Federal Election Commission v. Massachusetts Citizens for Life, Inc.
Headline: Court limits application of federal corporate-spending ban, allowing certain nonprofit political groups to use treasury funds for election advocacy without a segregated fund when specific protections exist.
Holding: The Court ruled that MCFL's Special Edition was an express-advocacy expenditure covered by §441b, but that applying §441b to MCFL was unconstitutional, so MCFL may make such independent expenditures without using a segregated fund.
- Allows some nonprofit political advocacy groups to spend treasury funds on election advocacy.
- Requires disclosure for independent expenditures of $250 or more.
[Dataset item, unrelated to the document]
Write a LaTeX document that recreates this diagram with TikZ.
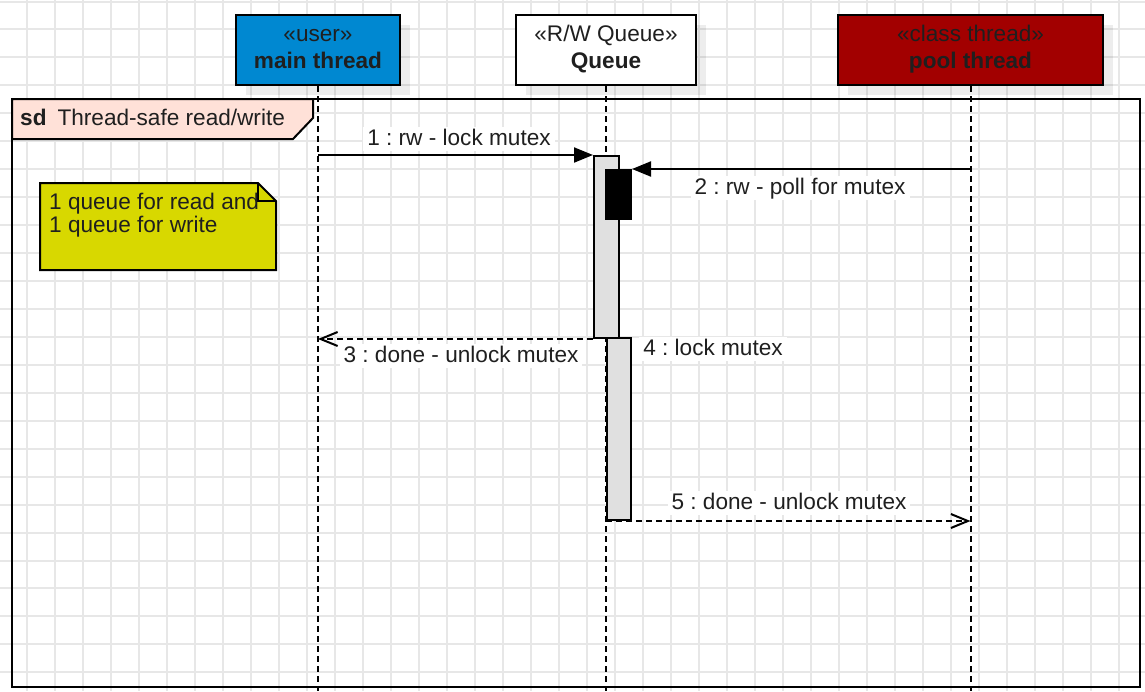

- Creates an as-applied exception for small, issue-focused nonprofits without shareholders.
Summary
Background
A small Massachusetts nonprofit called Massachusetts Citizens for Life (MCFL) published a widely distributed "Special Edition" flyer before the 1978 primary urging people to "VOTE PRO-LIFE," listing and rating candidates, and including photos of favored candidates. MCFL spent $9,812.76 from its general treasury to print and mail the flyer to tens of thousands of recipients. The Federal Election Commission charged that the flyer was an unlawful corporate expenditure under 2 U.S.C. §441b, and sued to enforce the statute.
Reasoning
The Court first held the flyer was an "express advocacy" expenditure under the Buckley standard because it urged voters to vote for named or identified pro-life candidates. The Justices then examined whether applying §441b to MCFL survived strict First Amendment review. The majority concluded that, while §441b covered the publication, imposing the statute's requirement that MCFL spend only through a separate segregated fund and comply with heavy organizational rules and solicitation limits was not justified for this group. The Court emphasized MCFL's features: it exists to promote political ideas, has no shareholders or claims on its assets, and refuses corporate or union funding.
Real world impact
As applied to MCFL, the Court struck down §441b's restriction because it would substantially burden core political speech without a compelling justification. Comparable small, issue-focused nonprofits that share MCFL's characteristics may not be forced to finance independent election advocacy only through a segregated political fund, though disclosure rules for independent expenditures remain available and groups that become primarily campaign organizations would be regulated as political committees.
Dissents or concurrances
Justice O'Connor agreed with the judgment but warned about how disclosure doctrines should be treated; Chief Justice Rehnquist (joined by others) dissented in part, defending Congress' broad prophylactic rule to limit corporate political influence.